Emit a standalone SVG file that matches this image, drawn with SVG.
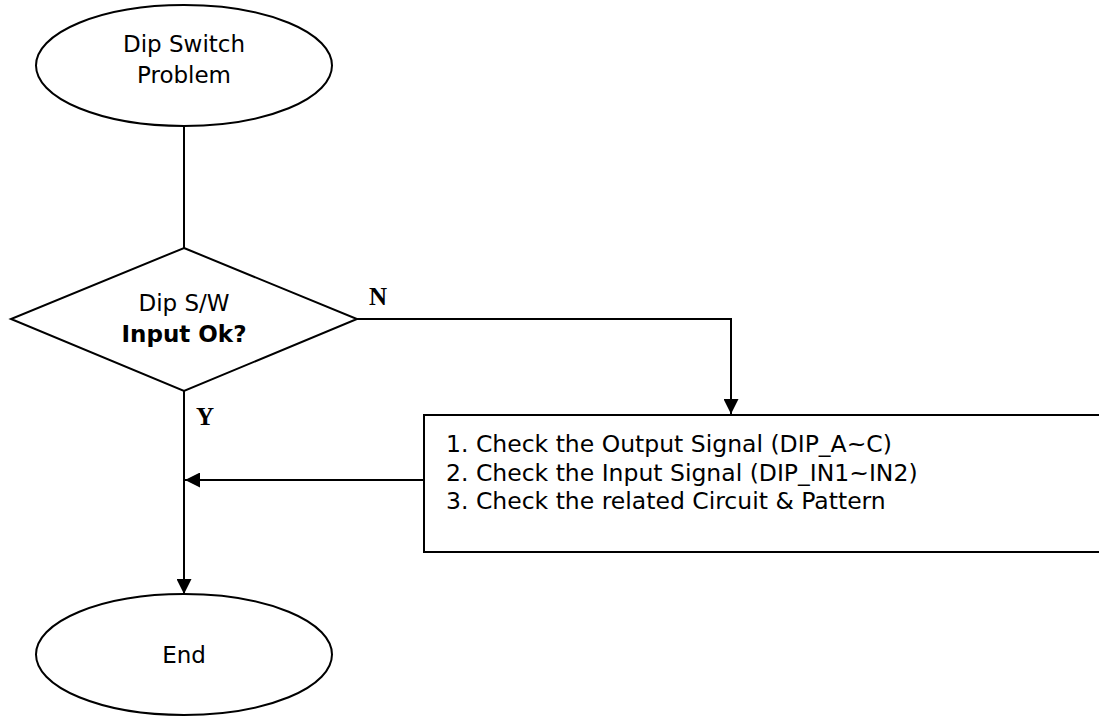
<svg xmlns="http://www.w3.org/2000/svg" width="1099" height="716" viewBox="0 0 1099 716">
<style>
.s{fill:#fff;stroke:#000;stroke-width:2}
.t{font-family:"DejaVu Sans",sans-serif;font-size:23px;fill:#000}
.x{font-size:23.5px}
.b{font-weight:bold}
.l{font-family:"Liberation Serif",serif;font-weight:bold;font-size:25px;fill:#000}
.c{fill:none;stroke:#000;stroke-width:2}
</style>
<defs>
<marker id="ah" viewBox="0 0 10 10" refX="10" refY="5" markerWidth="7.5" markerHeight="7.5" markerUnits="strokeWidth" orient="auto">
<path d="M0,0 L10,5 L0,10 z" fill="#000"/>
</marker>
</defs>
<rect width="1099" height="716" fill="#fff"/>
<g id="connectors">
<line class="c" x1="184" y1="126" x2="184" y2="248"/>
<polyline class="c" points="357,319 731,319 731,414" marker-end="url(#ah)"/>
<line class="c" x1="184" y1="391" x2="184" y2="594" marker-end="url(#ah)"/>
<line class="c" x1="424" y1="480" x2="185" y2="480" marker-end="url(#ah)"/>
<text class="l" x="369" y="305">N</text>
<text class="l" x="196" y="425">Y</text>
</g>
<g id="start">
<ellipse class="s" cx="184" cy="65.5" rx="148" ry="60.5"/>
<text class="t" x="184" y="52" text-anchor="middle">Dip Switch</text>
<text class="t" x="184" y="83" text-anchor="middle">Problem</text>
</g>
<g id="decision">
<polygon class="s" points="184,248 357,319 184,391 11,319"/>
<text class="t" x="184" y="311" text-anchor="middle">Dip S/W</text>
<text class="t b" x="184" y="342" text-anchor="middle">Input Ok?</text>
</g>
<g id="check">
<rect class="s" x="424" y="415" width="690" height="137"/>
<text class="t x" x="446" y="452">1. Check the Output Signal (DIP_A~C)</text>
<text class="t x" x="446" y="481">2. Check the Input Signal (DIP_IN1~IN2)</text>
<text class="t x" x="446" y="509">3. Check the related Circuit &amp; Pattern</text>
</g>
<g id="end">
<ellipse class="s" cx="184" cy="654.5" rx="148" ry="60.5"/>
<text class="t" x="184" y="663" text-anchor="middle">End</text>
</g>
</svg>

☆ ☆ ☆ ☆

• [Problem statement]
Give the data again exactly as written, with all pictures left out.

• [Task result]
Emit a standalone SVG file that matches this image, drawn with SVG.
<svg xmlns="http://www.w3.org/2000/svg" width="1099" height="716" viewBox="0 0 1099 716">
<style>
.s{fill:#fff;stroke:#000;stroke-width:2}
.t{font-family:"DejaVu Sans",sans-serif;font-size:23px;fill:#000}
.x{font-size:23.5px}
.b{font-weight:bold}
.l{font-family:"Liberation Serif",serif;font-weight:bold;font-size:25px;fill:#000}
.c{fill:none;stroke:#000;stroke-width:2}
</style>
<defs>
<marker id="ah" viewBox="0 0 10 10" refX="10" refY="5" markerWidth="7.5" markerHeight="7.5" markerUnits="strokeWidth" orient="auto">
<path d="M0,0 L10,5 L0,10 z" fill="#000"/>
</marker>
</defs>
<rect width="1099" height="716" fill="#fff"/>
<g id="connectors">
<line class="c" x1="184" y1="126" x2="184" y2="248"/>
<polyline class="c" points="357,319 731,319 731,414" marker-end="url(#ah)"/>
<line class="c" x1="184" y1="391" x2="184" y2="594" marker-end="url(#ah)"/>
<line class="c" x1="424" y1="480" x2="185" y2="480" marker-end="url(#ah)"/>
<text class="l" x="369" y="305">N</text>
<text class="l" x="196" y="425">Y</text>
</g>
<g id="start">
<ellipse class="s" cx="184" cy="65.5" rx="148" ry="60.5"/>
<text class="t" x="184" y="52" text-anchor="middle">Dip Switch</text>
<text class="t" x="184" y="83" text-anchor="middle">Problem</text>
</g>
<g id="decision">
<polygon class="s" points="184,248 357,319 184,391 11,319"/>
<text class="t" x="184" y="311" text-anchor="middle">Dip S/W</text>
<text class="t b" x="184" y="342" text-anchor="middle">Input Ok?</text>
</g>
<g id="check">
<rect class="s" x="424" y="415" width="690" height="137"/>
<text class="t x" x="446" y="452">1. Check the Output Signal (DIP_A~C)</text>
<text class="t x" x="446" y="481">2. Check the Input Signal (DIP_IN1~IN2)</text>
<text class="t x" x="446" y="509">3. Check the related Circuit &amp; Pattern</text>
</g>
<g id="end">
<ellipse class="s" cx="184" cy="654.5" rx="148" ry="60.5"/>
<text class="t" x="184" y="663" text-anchor="middle">End</text>
</g>
</svg>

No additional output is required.